Il discorso di Caterina fu così convincente che il Pontefice, ammirato della forza della sua fede, esclamò rivolto ai cardinali: «Vedete, o fratelli, quanto davanti al Signore ci troviamo degni di essere ripresi dei nostri timori. Questa donnicciola ci confonde. La chiamo donnicciola non per disprezzo, ma per indicare il sesso a cui appartiene, che di per sé è debole, e per il nostro incoraggiamento. Per natura, lei dovrebbe temere anche quando noi ci sentissimo ben sicuri, invece siamo noi che temiamo e lei no; anzi ci dà coraggio con le sue persuasioni». L'importanza della fede nella vita di Caterina è ben scolpita nella lode che la stessa santa scrive al termine della sua principale opera, Dialogo della Divina Provvidenza: «Nel lume della fede acquisto la sapienza, nella sapienza del Verbo del tuo Figliuolo; nel lume della fede so' forte, costante e perseverante; nel lume della fede spero: esso non mi lasci venire meno nel cammino. Questo lume m'insegna la via e sanza questo lume andrei in tenebre: perciò ti chiesi, Padre Eterno, che tu m'allumasti del lume della santa fede».

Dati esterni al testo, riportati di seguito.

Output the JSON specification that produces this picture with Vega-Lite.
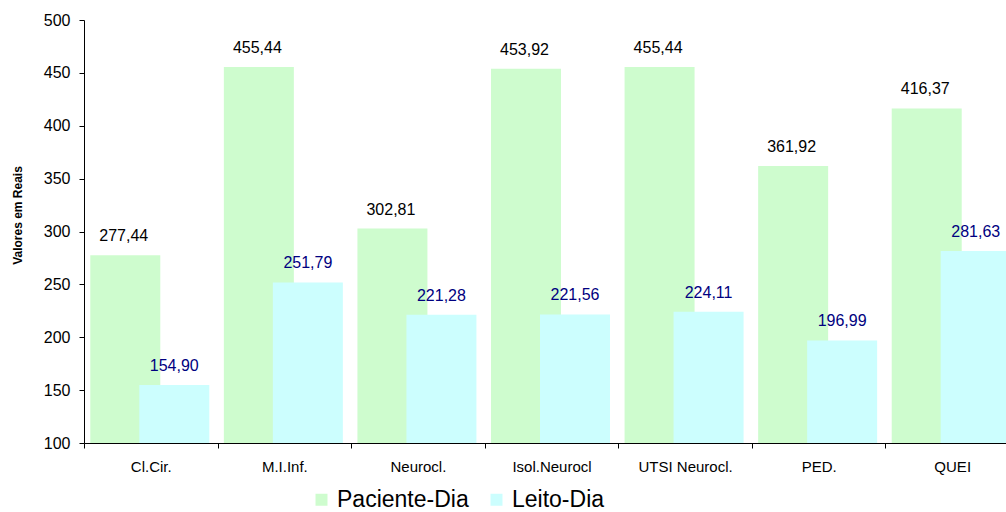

(©L'Osservatore Romano 29 aprile 2012)
Auguri a chi porta questo bellissimo nome :-)
R.
2 commenti:
^__^ grazie grazie!!! qui in casa siamo in due ^__^
http://www.gloria.tv/?media=282358
Più che un commento, si tratta di una precisazione: s. Caterina è la seconda donna proclamata dottore della Chiesa (il 4 ottobre 1970); la prima è s. Teresa d'Avila (27 settembre 1970)... Buon lavoro!